# ncftp with proxy?

## pi-cubic

hi,

my problem:

i am behind a proxy server and i don't have a public ip address. the only way to get out is either via ssh (i have an outside box wich allows almost everything) or via proxy (http://proxy.informatik.xxxxx.de)

how do i setup ncftp to work with this proxy? i could of course open a ssh-tunnel for each specific ftp-connection, but this is unefficient. how do i configure my ~/.ncftp/firewall file that it simply uses the proxy server? 

greez,

pi-cubiq

----------

## fleed

Isn't the information in ~/.ncftp/firewall enough? It's more like a man page than a config file! Maybe you haven't had a look there yet, try looking there and editing the file.

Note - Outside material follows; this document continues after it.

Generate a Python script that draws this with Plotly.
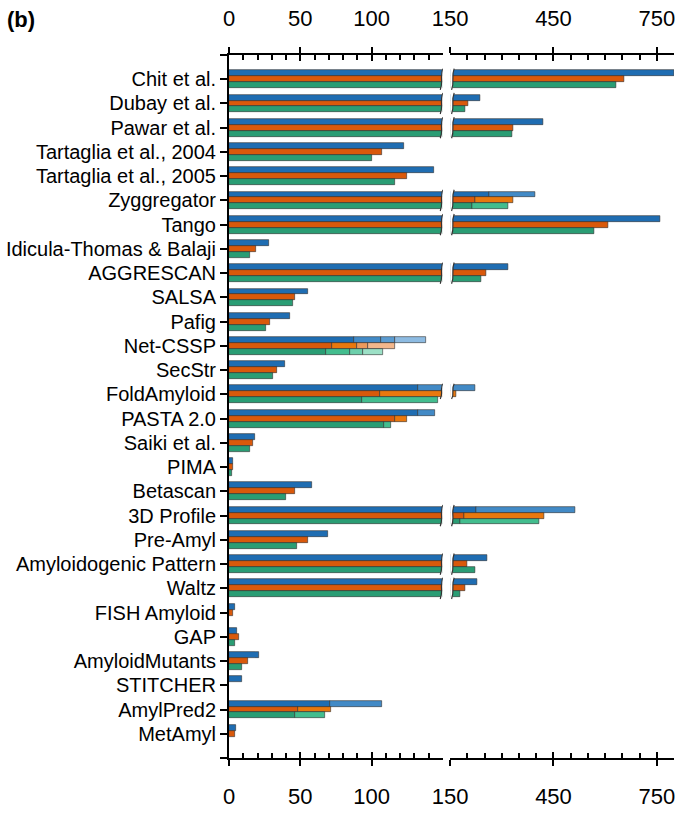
import plotly.graph_objects as go

# ---------------------------------------------------------------- data
categories = [
    "Chit et al.", "Dubay et al.", "Pawar et al.", "Tartaglia et al., 2004",
    "Tartaglia et al., 2005", "Zyggregator", "Tango", "Idicula-Thomas & Balaji",
    "AGGRESCAN", "SALSA", "Pafig", "Net-CSSP", "SecStr", "FoldAmyloid",
    "PASTA 2.0", "Saiki et al.", "PIMA", "Betascan", "3D Profile", "Pre-Amyl",
    "Amyloidogenic Pattern", "Waltz", "FISH Amyloid", "GAP", "AmyloidMutants",
    "STITCHER", "AmylPred2", "MetAmyl",
]

blue_main = [800, 237, 421, 122.6, 143.6, 264, 759, 28, 318, 55.3, 43.1, 87.8,
             39.2, 132.9, 132.9, 17.9, 2.7, 58.3, 224.5, 69.3, 258, 227, 4.1,
             5.7, 21.2, 8.8, 70.5, 5]
orange_main = [654, 201, 333, 107.6, 124.7, 223, 608, 19, 254, 46.4, 29.1, 72.4,
               34, 106, 116.5, 17, 2.9, 46.4, 190, 55.3, 198, 194, 2.9,
               6.9, 13.2, 0, 48.5, 4.1]
green_main = [633, 195, 330, 100.4, 116.8, 213, 569, 15, 241, 45.2, 26.1, 68.2,
              31.2, 93.4, 108.6, 15, 1.8, 40.3, 180, 47.6, 222, 178, 0,
              4.1, 8.8, 0, 46.6, 0]

# cumulative end values of the lighter extension segments
blue_ext = {"Zyggregator": [398], "Net-CSSP": [106.5, 116.3, 138.5],
            "FoldAmyloid": [222], "PASTA 2.0": [144.8], "3D Profile": [512],
            "AmylPred2": [107.6]}
orange_ext = {"Zyggregator": [334], "Net-CSSP": [89.9, 97.6, 116.5],
              "FoldAmyloid": [167], "PASTA 2.0": [124.7], "3D Profile": [423],
              "AmylPred2": [71.4]}
green_ext = {"Zyggregator": [318], "Net-CSSP": [85, 94.3, 108.3],
             "FoldAmyloid": [146.7], "PASTA 2.0": [113.5], "3D Profile": [408],
             "AmylPred2": [67.2]}

left_ticks = [0, 50, 100]
right_ticks = [150, 450, 750]

# ---------------------------------------------------------------- style
blue_shades = ["#1f6db2", "#428ac6", "#5a9bd1", "#8dbbe2"]
orange_shades = ["#d9590b", "#e9780e", "#ec9a5c", "#f3b78c"]
green_shades = ["#2a9d74", "#43bd8e", "#6ccfab", "#9ce0c6"]

FONT = "Liberation Sans, Arial, sans-serif"
BAR_W = 0.245
BREAK = 150
RIGHT_MAX = 800

series = [
    (blue_main, blue_ext, blue_shades, -BAR_W),
    (orange_main, orange_ext, orange_shades, 0.0),
    (green_main, green_ext, green_shades, BAR_W),
]

fig = go.Figure()


def shade_for(level, n_ext, shades):
    if level == 0:
        return shades[0]
    if n_ext == 1:
        return shades[1]
    return shades[level]


for main, ext, shades, off in series:
    # collect segments per level: (y, base, length, colour)
    segs = []
    for i, cat in enumerate(categories):
        if main[i] > 0:
            segs.append((i + off, 0, main[i], shades[0]))
        prev = main[i]
        ends = ext.get(cat, [])
        for k, end in enumerate(ends, start=1):
            segs.append((i + off, prev, end - prev, shade_for(k, len(ends), shades)))
            prev = end
    for xa in ("x", "x2"):
        fig.add_trace(go.Bar(
            orientation="h",
            y=[s[0] for s in segs],
            base=[s[1] for s in segs],
            x=[s[2] for s in segs],
            width=BAR_W,
            marker=dict(color=[s[3] for s in segs],
                        line=dict(color="rgba(45,45,45,0.85)", width=0.7)),
            xaxis=xa, yaxis="y",
            showlegend=False, hoverinfo="skip",
        ))

# break marks where bars continue past the axis break
aL = 1.8      # left-panel units (~2.5 px)
aR = 7.5      # right-panel units (~2.5 px)
cR = 4.0
pad = 0.07
shapes = []
offsets = [s[3] for s in series]
for i, cat in enumerate(categories):
    over = []
    for j, (main, ext, shades, off) in enumerate(series):
        total = ext.get(cat, [main[i]])[-1]
        if total > BREAK:
            over.append(j)
    if not over:
        continue
    top = i + offsets[min(over)] - BAR_W / 2 - pad
    bot = i + offsets[max(over)] + BAR_W / 2 + pad
    h = bot - top
    # left panel: white wedge + curved edge
    c1 = (BREAK - 1.3 * aL, top + 0.4 * h)
    c2 = (BREAK + 0.3 * aL, top + 0.6 * h)
    curveL = f"M {BREAK},{top} C {c1[0]},{c1[1]} {c2[0]},{c2[1]} {BREAK - aL},{bot}"
    shapes.append(dict(type="path", xref="x", yref="y",
                       path=curveL + f" L {BREAK + 1},{bot} L {BREAK + 1},{top} Z",
                       fillcolor="white", line=dict(width=0), layer="above"))
    shapes.append(dict(type="path", xref="x", yref="y", path=curveL,
                       line=dict(color="#333333", width=1.2), layer="above"))
    # right panel
    x0 = BREAK + cR + aR
    d1 = (x0 - 1.3 * aR, top + 0.4 * h)
    d2 = (x0 + 0.3 * aR, top + 0.6 * h)
    curveR = f"M {x0},{top} C {d1[0]},{d1[1]} {d2[0]},{d2[1]} {BREAK + cR},{bot}"
    shapes.append(dict(type="path", xref="x2", yref="y",
                       path=curveR + f" L {BREAK - 5},{bot} L {BREAK - 5},{top} Z",
                       fillcolor="white", line=dict(width=0), layer="above"))
    shapes.append(dict(type="path", xref="x2", yref="y", path=curveR,
                       line=dict(color="#333333", width=1.2), layer="above"))

# ---------------------------------------------------------------- axes
W, H = 681, 815
ML, MR, MT, MB = 229, 6, 52, 46
plot_w = W - ML - MR
dom_left = (443.3 - ML) / plot_w
dom_right = (450.7 - ML) / plot_w

left_minor = [v for v in range(10, 150, 10) if v not in left_ticks]
right_minor = [v for v in range(200, RIGHT_MAX, 50) if v not in right_ticks]

tickfont = dict(family=FONT, size=22, color="black")


def label_axis(rng, majors, minors, side, overlay=None, domain=None):
    ax = dict(
        range=rng, side=side, anchor="y",
        showline=True, linecolor="black", linewidth=2,
        ticks="outside", ticklen=6, tickwidth=2, tickcolor="black",
        tickmode="array", tickvals=majors, ticktext=[str(v) for v in majors],
        tickfont=tickfont, ticklabelstandoff=12,
        minor=dict(ticks="inside", ticklen=5, tickwidth=1.5, tickcolor="black",
                   tickmode="array", tickvals=minors, showgrid=False),
        showgrid=False, zeroline=False, fixedrange=True,
    )
    if overlay:
        ax["overlaying"] = overlay
    if domain:
        ax["domain"] = domain
    return ax


def inner_tick_axis(rng, majors, side, overlay):
    return dict(
        range=rng, side=side, anchor="y", overlaying=overlay,
        showline=False, ticks="inside", ticklen=6, tickwidth=2,
        tickcolor="black", tickmode="array", tickvals=majors,
        showticklabels=False, showgrid=False, zeroline=False,
    )


yticks = [-1] + list(range(len(categories))) + [len(categories)]
ytext = [""] + categories + [""]

fig.update_layout(
    width=W, height=H,
    margin=dict(l=ML, r=MR, t=MT, b=MB, pad=0),
    paper_bgcolor="white", plot_bgcolor="white",
    barmode="overlay", bargap=0,
    font=dict(family=FONT, color="black"),
    xaxis=label_axis([0, BREAK], left_ticks, left_minor, "bottom",
                     domain=[0, dom_left]),
    xaxis2=label_axis([BREAK, RIGHT_MAX], right_ticks, right_minor, "bottom",
                      domain=[dom_right, 1]),
    xaxis3=label_axis([0, BREAK], left_ticks, left_minor, "top", overlay="x"),
    xaxis4=label_axis([BREAK, RIGHT_MAX], right_ticks, right_minor, "top",
                      overlay="x2"),
    xaxis5=inner_tick_axis([0, BREAK], left_ticks, "bottom", "x"),
    xaxis6=inner_tick_axis([BREAK, RIGHT_MAX], right_ticks, "bottom", "x2"),
    xaxis7=inner_tick_axis([0, BREAK], left_ticks, "top", "x"),
    xaxis8=inner_tick_axis([BREAK, RIGHT_MAX], right_ticks, "top", "x2"),
    yaxis=dict(
        range=[len(categories), -1], anchor="x",
        showline=True, linecolor="black", linewidth=2,
        ticks="outside", ticklen=7, tickwidth=2, tickcolor="black",
        tickmode="array", tickvals=yticks, ticktext=ytext,
        tickfont=dict(family=FONT, size=20, color="black"),
        showgrid=False, zeroline=False, fixedrange=True,
    ),
    shapes=shapes,
    annotations=[dict(
        text="<b>(b)</b>", xref="paper", yref="paper",
        x=(4 - ML) / plot_w, y=1 + (MT - 16) / (H - MT - MB),
        xanchor="left", yanchor="middle", showarrow=False,
        font=dict(family=FONT, size=22, color="black"),
    )],
)

# empty traces so every overlay axis is rendered
for k in range(3, 9):
    fig.add_trace(go.Scatter(x=[None], y=[None], xaxis=f"x{k}", yaxis="y",
                             showlegend=False, hoverinfo="skip"))

fig.write_html("out.html")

Also, you mention the proxy is http://whatever. NcFTP's firewall file makes it clear that it doesn't support HTTP -> FTP proxies. I think if your proxy is http based then you might not be able to use ncftp. Do you know the proxy program that's being used?

----------

## pi-cubic

the proxy should be squid.

i also tried to use our socks proxy (it's a socks5 w/o username and pw), but i couldn't manage it either. i was able to view the directory structure with konqueror displayed as html page: no modification possible!

----------

## fleed

If the proxy is squid then you can't use ncftp with it (as ~/.ncftp/firewall makes clear). Also, since there's no metion of socks either there or on www.ncftp.com, I'd assume it doesn't support socks. 

You might need to use a socks wrapper, emerge -s socks points towards tsocks.

----------

## mog

how can I load tsocks at startup so that it socksifies the entire system without having to change to bourne shell? I successfully can tsocksify some app but not the entire system which is very anoying.

----------